The dough for these crescent rolls is actually quite easy to make, you mix your dry ingredients, which really is just flour and salt, and you mix your wet ingredients and combine them. I really would recommend using a stand mixer for these rolls otherwise you’ll have to knead by hand, which is not a bad thing, you’ll get your workout in.
These rolls do require the dough to rise twice, once for the dough and once for the rolls. My tip for the dough rising quickly, which is something I’ve shared with you many times before, is to warm my oven up a bit, then place the bowl in the oven, this way you have a nice warm environment for your dough, free of drafts. Your dough could double in size in as little as 30 minutes, that’s how long it took for mine.

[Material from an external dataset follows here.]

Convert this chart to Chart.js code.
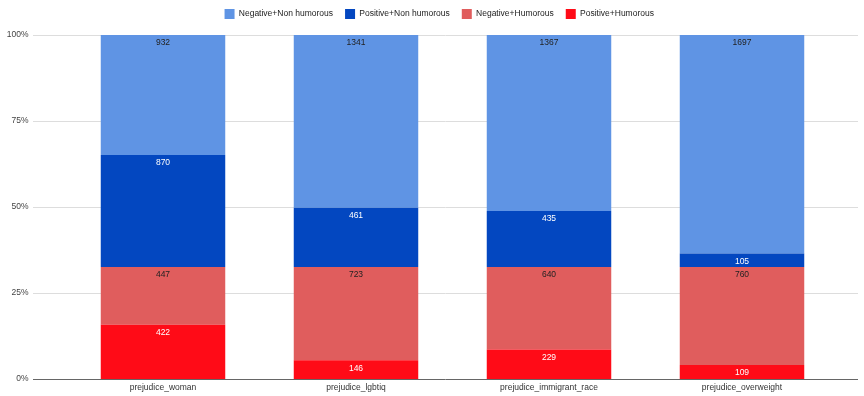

To actually make the rolls is quite simple. You basically roll out the dough like a pizza dough then cut it in 12 slices, again just like pizza, then roll up each piece to form a crescent. Super easy and fun. Let them rise again, then bake them and finally I brush mine with a bit more butter, because butter is better. Hope you give these a try, I’m sure you’ll love them!
If you try this recipe, please let us know! Leave a comment, rate it and tag a photo #jocooks on Instagram so we can see it. I always love to see what you guys come up with!
Best Ever Dinner Crescents
- 1 cup warm water
- 1 tbsp active dry yeast
- 3/4 cup milk
- 1/4 cup sugar
- 3/4 cup butter unsalted
- 1 large egg
- 4 to 5 cups all-purpose flour
- 1/2 tbsp salt
- Activate your yeast first by combing the water and yeast together in a small bowl. Stir the yeast a little bit and let it sit until it foams about 10 to 15 minutes. If your yeast doesn't activate, do not proceed.
- In a microwave safe bowl combine the milk, sugar and 1/4 cup of the butter and microwave for about a minute until the butter melts. Whisk it a bit, so that the butter melts completely. Let the milk cool a bit, so that it's just warm to touch. Whisk in the egg.
- In the bowl of your mixer, start with 4 cups of flour, add salt and mix. Add the milk and yeast mixture to the flour.
- Using the dough hook mix for a couple minutes. The dough is ready when it comes clean from the sides of the bowl. If the dough is too sticky add more flour, starting with about 1/4 cup at a time until the dough comes clean from the sides of the bowl while mixing. Mine only required 4 cups, that's why start with 4 cups and go from there.
- Place the dough in an oiled bowl, cover it up with a clean damp kitchen towel or plastic wrap and let it rest until it doubles in size.
- Once the dough is ready, punch it down to let the air out. Cut it in 2 pieces. Roll each piece into a circle about 14" in diameter. Spread the top with remaining butter. For both pieces you shouldn't need more than 1/4 cup. Using the pizza cutter cut the circle into quarters first, then each quarter into thirds, for 12 pieces in total. Roll up each piece to form a crescent.
- Repeat with other piece of dough. Place the rolls onto a buttered pan.
- Preheat oven to 350 F degrees.
- Let the rolls rest until the edges touch, they should almost double in size.
- Bake for about 15 or 20 minutes until golden brown. Melt remaining butter (should have about 1/4 cup of butter left) and brush the rolls while still warm.